The reason for all the manpower is the intense amount of kitchen work to feed roughly 9,000 attendees expected at the event.
“Some of the women here are 80 or 90 years old, and they’ve been doing it ever since the beginning, and they help whenever and in any way they can. There are several people that work during the day, they will send or bring lunch for the day workers. Some of the day workers take turns making lunches for everyone. It’s real camaraderie here,” said Firth, who has helped out at the festival for 35-40 years.
Just to give a sense of the volume of food made, here are numbers Firth has been tracking along with Sally Hallis, also a member of the core committee.

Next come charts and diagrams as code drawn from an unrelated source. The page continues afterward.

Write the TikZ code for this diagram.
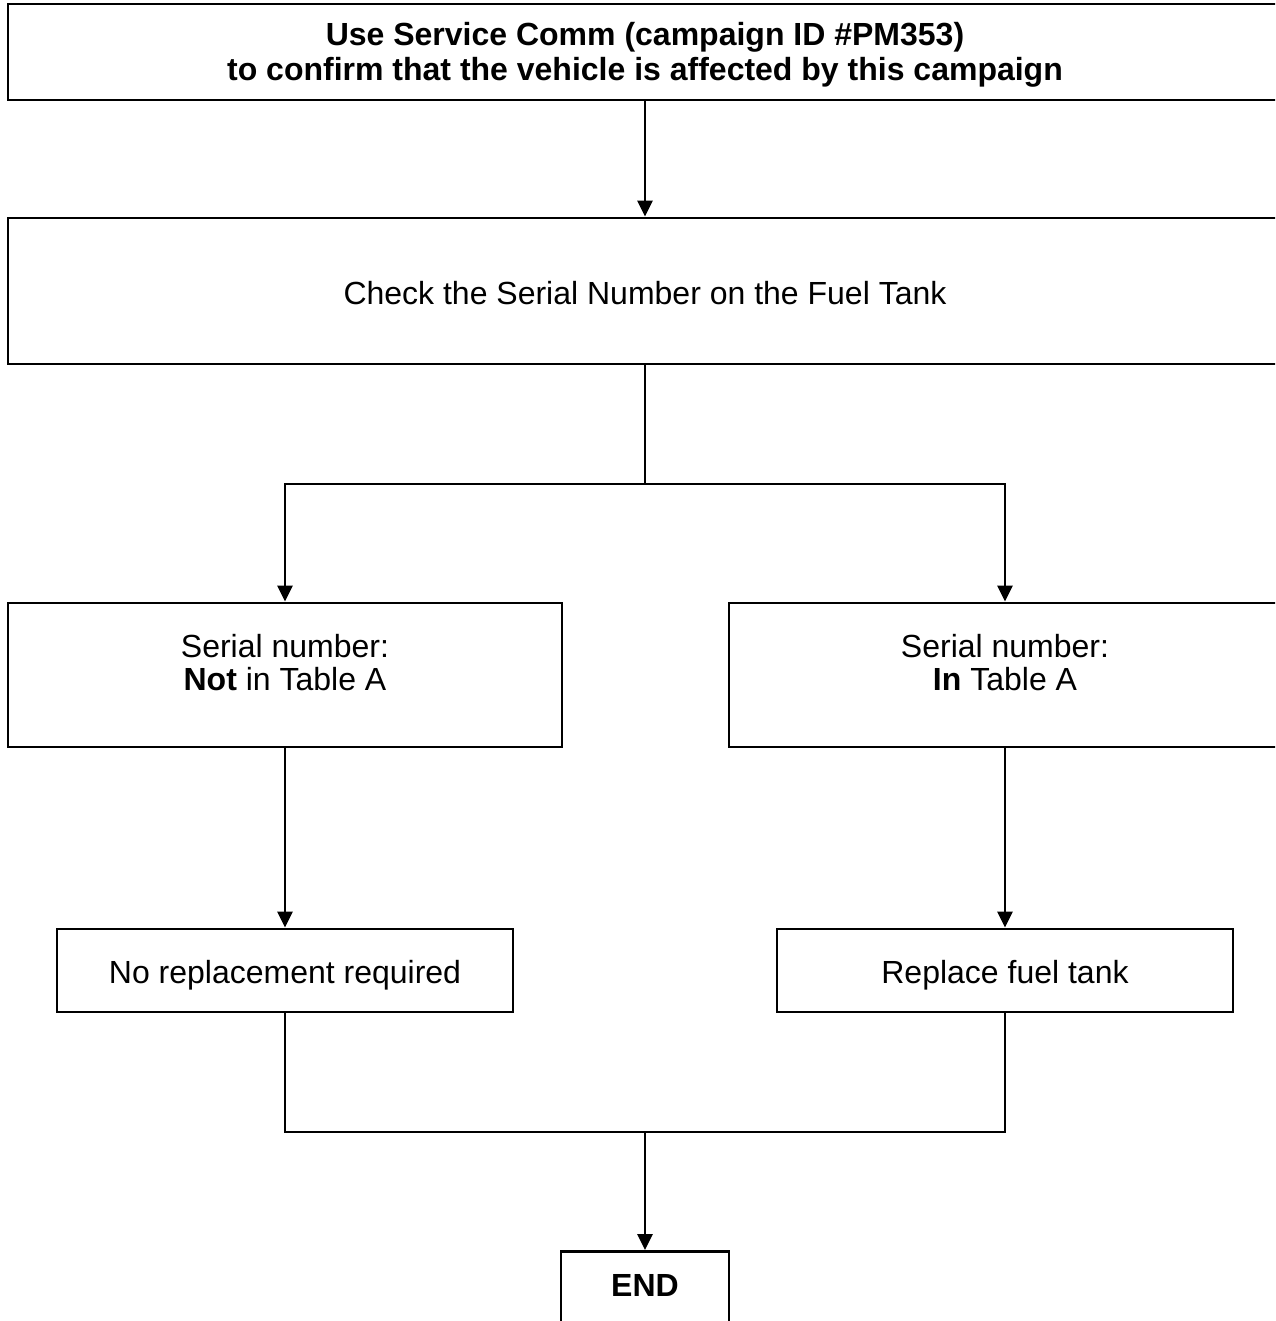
\documentclass[tikz,border=0pt]{standalone}
\usepackage{fontspec}
\setmainfont{Liberation Sans}
\usetikzlibrary{arrows.meta}
\tikzset{
  box/.style={draw, line width=1.4pt, rectangle, inner sep=0pt, align=center},
  txt/.style={align=center, inner sep=0pt},
  conn/.style={line width=1.4pt},
  arr/.style={conn, -{Triangle[length=8pt,width=7.5pt]}},
}
\begin{document}
\begin{tikzpicture}[x=0.5pt, y=-0.5pt, font=\fontsize{16}{16.5}\selectfont]
\useasboundingbox (0,0) rectangle (1275,1321);
\clip (0,0) rectangle (1275,1321);
% boxes
\node[box, minimum width=637pt, minimum height=48pt] (top) at (645,52) {};
\node[txt, font=\bfseries\fontsize{16}{17.5}\selectfont] (toptxt) at (645,54.5)
  {Use Service Comm (campaign ID \#PM353)\\to confirm that the vehicle is affected by this campaign};
\node[box, minimum width=637pt, minimum height=73pt] (check) at (645,291) {};
\node[txt] (checktxt) at (645,293) {Check the Serial Number on the Fuel Tank};
\node[box, minimum width=277pt, minimum height=72pt] (left) at (285,675) {};
\node[txt] (lefttxt) at (285,663) {Serial number:\\\textbf{Not} in Table A};
\node[box, minimum width=276pt, minimum height=72pt] (right) at (1005,675) {};
\node[txt] (righttxt) at (1005,663) {Serial number:\\\textbf{In} Table A};
\node[box, minimum width=228pt, minimum height=41.5pt] (norep) at (285,970.5) {};
\node[txt] (noreptxt) at (285,975.5) {No replacement required};
\node[box, minimum width=228pt, minimum height=41.5pt] (repl) at (1005,970.5) {};
\node[txt] (repltxt) at (1005,975.5) {Replace fuel tank};
\node[box, minimum width=84pt, minimum height=60pt, anchor=north] (end) at (645,1250) {};
\node[txt, font=\bfseries\fontsize{16}{16.5}\selectfont] (endtxt) at (645,1285) {END};
% junctions
\coordinate (j1) at (645,484);
\coordinate (j2) at (645,1132);
% connectors
\draw[arr] (top) -- (check);
\draw[conn] (check.south) -- (j1);
\draw[arr] (j1) -| (left.north);
\draw[arr] (j1) -| (right.north);
\draw[arr] (left) -- (norep);
\draw[arr] (right) -- (repl);
\draw[conn] (norep.south) |- (j2);
\draw[conn] (repl.south) |- (j2);
\draw[arr] (j2) -- (end.north);
\end{tikzpicture}
\end{document}
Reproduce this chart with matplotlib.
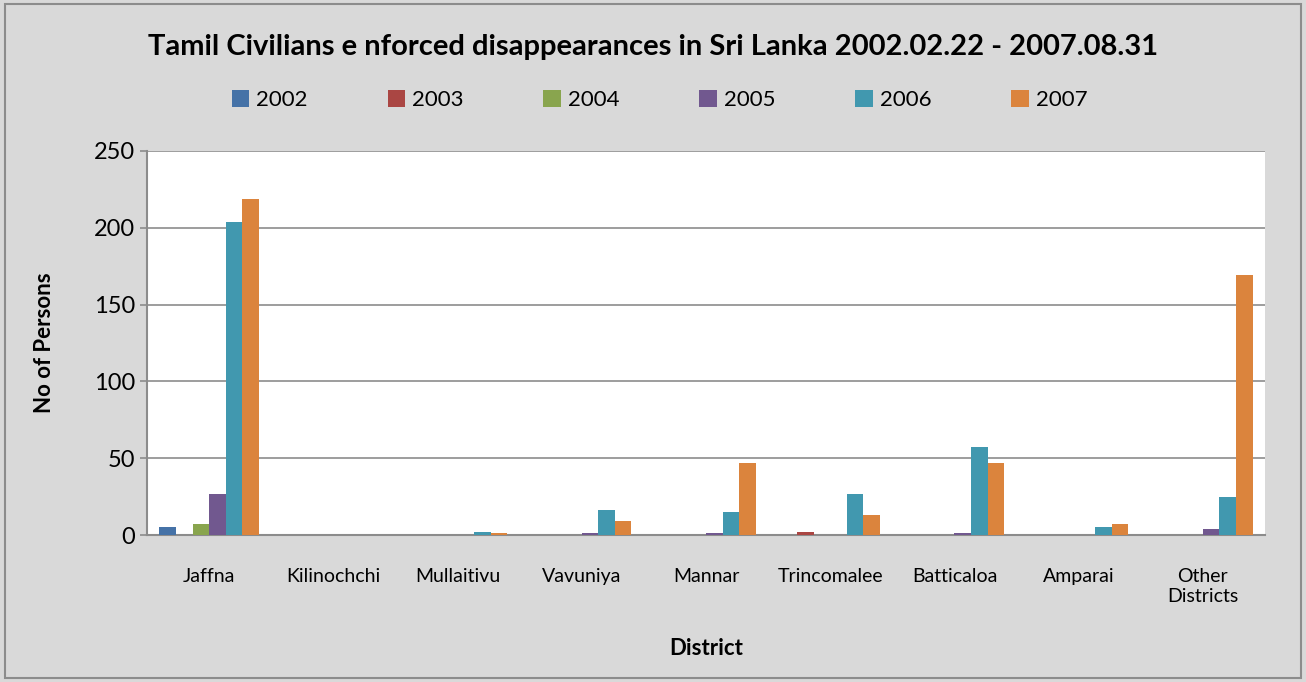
import numpy as np
import matplotlib
matplotlib.use('Agg')
import matplotlib.pyplot as plt
from matplotlib.patches import Rectangle

districts = ['Jaffna', 'Kilinochchi', 'Mullaitivu', 'Vavuniya', 'Mannar',
             'Trincomalee', 'Batticaloa', 'Amparai', 'Other\nDistricts']
years = ['2002', '2003', '2004', '2005', '2006', '2007']
v2002 = [5, 0, 0, 0, 0, 0, 0, 0, 0]
v2003 = [0, 0, 0, 0, 0, 2, 0, 0, 0]
v2004 = [7, 0, 0, 0, 0, 0, 0, 0, 0]
v2005 = [27, 0, 0, 1, 1, 0, 1, 0, 4]
v2006 = [204, 0, 2, 16, 15, 27, 57, 5, 25]
v2007 = [219, 0, 1, 9, 47, 13, 47, 7, 169]
series = [v2002, v2003, v2004, v2005, v2006, v2007]
colors = ['#4572A7', '#AA4643', '#89A54E', '#71588F', '#4198AF', '#DB843D']

plt.rcParams['font.family'] = ['Lato', 'DejaVu Sans']

fig = plt.figure(figsize=(13.06, 6.82), dpi=100)
fig.patch.set_facecolor('#d9d9d9')
fig.patches.append(Rectangle((0.004, 0.006), 0.992, 0.988, transform=fig.transFigure,
                             fill=False, edgecolor='#8c8c8c', linewidth=1.5))

ax = fig.add_axes([147 / 1306, 1 - 535 / 682, 1118 / 1306, 384 / 682])
ax.set_facecolor('white')

x = np.arange(len(districts))
w = 1 / 7.5
for i, (vals, c, yr) in enumerate(zip(series, colors, years)):
    ax.bar(x + (i - 2.5) * w, vals, width=w, color=c, label=yr,
           edgecolor='none', zorder=3)

ax.set_xlim(-0.5, len(districts) - 0.5)
ax.set_ylim(0, 250)
ax.set_yticks(range(0, 251, 50))
ax.yaxis.grid(True, color='#8c8c8c', linewidth=1.2, zorder=0)
ax.set_xticks(x)
ax.set_xticklabels(districts, fontsize=14)
ax.tick_params(axis='x', length=0, pad=24)
ax.tick_params(axis='y', labelsize=17, length=5, color='#8c8c8c', width=1.2)
for s in ['top', 'right']:
    ax.spines[s].set_visible(False)
for s in ['left', 'bottom']:
    ax.spines[s].set_color('#8c8c8c')
    ax.spines[s].set_linewidth(1.5)

ax.set_xlabel('District', fontsize=16, fontweight='bold', labelpad=24)
ax.set_ylabel('No of Persons', fontsize=16, fontweight='bold', labelpad=28)

fig.text(0.5, 1 - 47 / 682, 'Tamil Civilians e nforced disappearances in Sri Lanka 2002.02.22 - 2007.08.31',
         ha='center', va='center', fontsize=21, fontweight='bold')
fig.legend(loc='center', bbox_to_anchor=(0.505, 1 - 100 / 682), ncol=6, frameon=False,
           fontsize=16, handlelength=0.8, handleheight=0.8, handletextpad=0.3, columnspacing=3.6)

fig.savefig('out.png', dpi=100, facecolor=fig.get_facecolor())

As of last week, the volunteers had made 3,500 tiropitakia (the phyllo cheese turnovers) and as many dolmades, the rice-and-beef stuffed grape leaves served with lemon sauce. They baked more than 7,200 melomakarona, the honey-dipped cookies coated in crushed walnuts, and almost 10,000 koulourakia, the crisp cookie formed into a twist and coated in sesame seeds. Those paximathia, the Greek version of a biscotti? About 4,600.
There are several ways to dine at the event:
SEATED DINNER: Salad, string beans, rice pilaf, bread, and coffee or tea come with each dinner served at tables in the dining hall. Baked chicken ($12) will be served Friday-Sunday. Baked white fish ($12) will be served Friday-Saturday. Roasted lamb ($14) is served Sunday only. Cash or credit for dinner.
DINING TENT: This is the way grazers like to dine. Exchange cash or credit for tokens that can be used at the a la carte booths in the huge dining tent outfitted with long communal tables (unused tokens can be turned in for cash). Find gyro sandwiches ($6); calamari with skordalia sauce ($6); Greek fries ($4), Greek salad ($4); pork souvlaki ($5); loukaniko sausage ($4) and fresh-fried loukoumathes ($3). The pastry case at the rear of the dining tent holds more than a dozen kinds of pastries priced $1-$3.
KITCHEN WINDOW: Exchange tokens for rice-stuffed dolmades and cheese turnovers (2 for $3), served Friday-Sunday. Spanakopita (spinach and cheese turnovers) will be served Sunday only, $3 each.
UPSTAIRS BAKERY: Packaged pastries in small or larger boxes, including trays of baklava and assorted pastries by the dozen, and sweet bread.
54TH GREEK FESTIVAL
Where: St. Nicholas Greek Orthodox Church, 1523 S. Yakima Ave., Tacoma.
When: The dining room is open 11 a.m.-8 p.m. Friday (Oct. 2)-Saturday and 11 a.m.-6 p.m. Sunday.
Entry: Free entry. The festival accepts cash and credit cards for food.
Benefitting: A portion of proceeds goes to the Family Renewal Shelter.
Info: 253-272-0466, stnicholastacoma.org.
Dancers: Friday at 5, 7 and 9 p.m.; Saturday at 1, 3, 5, 7 and 9 p.m.; Sunday at 1, 3 and 5 p.m.
Church tours: Every festival day at noon, 2, 4 and 6 p.m.; with an 8 p.m. talk Friday and Saturday.